* WHAT YOU NEED TO DO
Without the pictures, retype exactly the lines from the top of the entries below through the line that contains "const font = 'Liberation".

* MATERIAL
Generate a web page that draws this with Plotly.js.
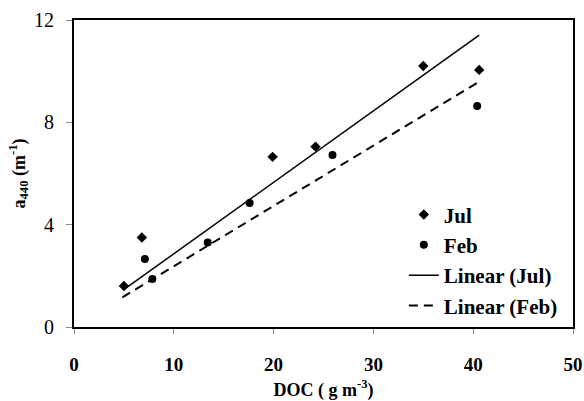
<!DOCTYPE html>
<html>
<head>
<meta charset="utf-8">
<script src="https://cdn.plot.ly/plotly-3.0.1.min.js"></script>
<style>html,body{margin:0;padding:0;background:#fff;}#chart{width:584px;height:401px;}</style>
</head>
<body>
<div id="chart"></div>
<script>
// Data
const julX = [5.0, 6.8, 19.9, 24.2, 35.0, 40.6];
const julY = [1.6, 3.5, 6.65, 7.05, 10.2, 10.05];
const febX = [7.1, 7.85, 13.4, 17.6, 25.9, 40.4];
const febY = [2.66, 1.88, 3.3, 4.85, 6.72, 8.64];
const julFitX = [4.95, 40.6];
const julFitY = [1.45, 11.41];
const febFitX = [4.85, 40.6];
const febFitY = [1.16, 9.59];
const xTicks = [0, 10, 20, 30, 40, 50];
const yTicks = [0, 4, 8, 12];

const font = 'Liberation Serif, Times New Roman, serif';

const traces = [
  {x: julX, y: julY, mode: 'markers', type: 'scatter', name: '<b>Jul</b>', legendgroup: 'a',
   marker: {symbol: 'diamond', size: 8, color: '#000'}},
  {x: febX, y: febY, mode: 'markers', type: 'scatter', name: '<b>Feb</b>', legendgroup: 'b',
   marker: {symbol: 'circle', size: 8, color: '#000'}},
  {x: julFitX, y: julFitY, mode: 'lines', type: 'scatter', name: '<b>Linear (Jul)</b>', legendgroup: 'c',
   line: {color: '#000', width: 1.5}},
  {x: febFitX, y: febFitY, mode: 'lines', type: 'scatter', name: '<b>Linear (Feb)</b>', legendgroup: 'd',
   line: {color: '#000', width: 2, dash: '9px,6px'}}
];

const layout = {
  width: 584, height: 401,
  margin: {l: 74, r: 11, t: 20, b: 74},
  paper_bgcolor: '#fff', plot_bgcolor: '#fff',
  font: {family: font, color: '#000'},
  showlegend: true,
  legend: {x: 0.661, y: 0.432, xanchor: 'left', yanchor: 'top', bgcolor: 'rgba(0,0,0,0)',
           font: {size: 21, family: font}, tracegroupgap: 0, itemwidth: 30},
  xaxis: {
    range: [0, 50], tickvals: xTicks, ticktext: xTicks.map(v => '<b>' + v + '</b>'),
    showgrid: false, zeroline: false, showline: true, linewidth: 2, linecolor: '#000', mirror: true,
    ticks: 'outside', ticklen: 5, tickwidth: 1, tickcolor: '#888', ticklabelstandoff: 14,
    tickfont: {size: 19, family: font},
    title: {text: '<b>DOC ( g m<sup>-3</sup>)</b>', font: {size: 18, family: font}, standoff: 10}
  },
  yaxis: {
    range: [0, 12], tickvals: yTicks,
    showgrid: false, zeroline: false, showline: true, linewidth: 2, linecolor: '#000', mirror: true,
    ticks: 'outside', ticklen: 6, tickwidth: 1, tickcolor: '#888', ticklabelstandoff: 8,
    tickfont: {size: 20, family: font},
    title: {text: '<b>a<sub>440</sub> (m<sup>-1</sup>)</b>', font: {size: 18, family: font}, standoff: 4}
  }
};

Plotly.newPlot('chart', traces, layout, {displayModeBar: false, staticPlot: true});
</script>
</body>
</html>
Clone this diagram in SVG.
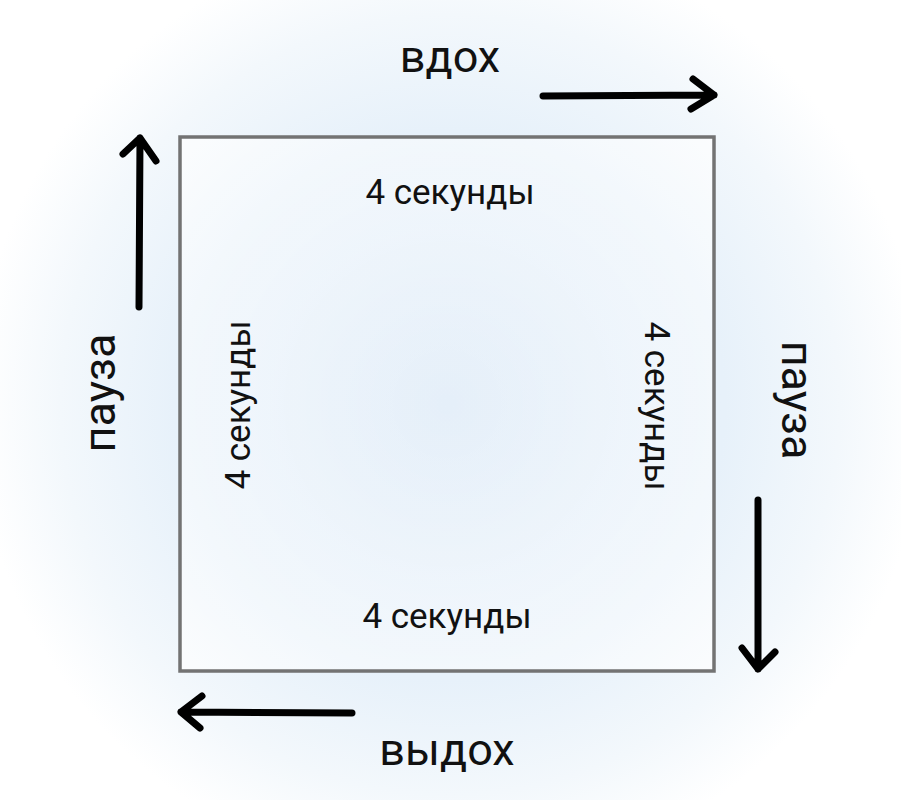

* OUTPUT
Generate a web page that draws this with Plotly.js.
<!DOCTYPE html>
<html>
<head>
<meta charset="utf-8">
<script src="https://cdn.plot.ly/plotly-3.0.1.min.js"></script>
<style>html,body{margin:0;padding:0;background:#fff;}#chart{width:584px;height:401px;}</style>
</head>
<body>
<div id="chart"></div>
<script>
// Data
const julX = [5.0, 6.8, 19.9, 24.2, 35.0, 40.6];
const julY = [1.6, 3.5, 6.65, 7.05, 10.2, 10.05];
const febX = [7.1, 7.85, 13.4, 17.6, 25.9, 40.4];
const febY = [2.66, 1.88, 3.3, 4.85, 6.72, 8.64];
const julFitX = [4.95, 40.6];
const julFitY = [1.45, 11.41];
const febFitX = [4.85, 40.6];
const febFitY = [1.16, 9.59];
const xTicks = [0, 10, 20, 30, 40, 50];
const yTicks = [0, 4, 8, 12];

const font = 'Liberation Serif, Times New Roman, serif';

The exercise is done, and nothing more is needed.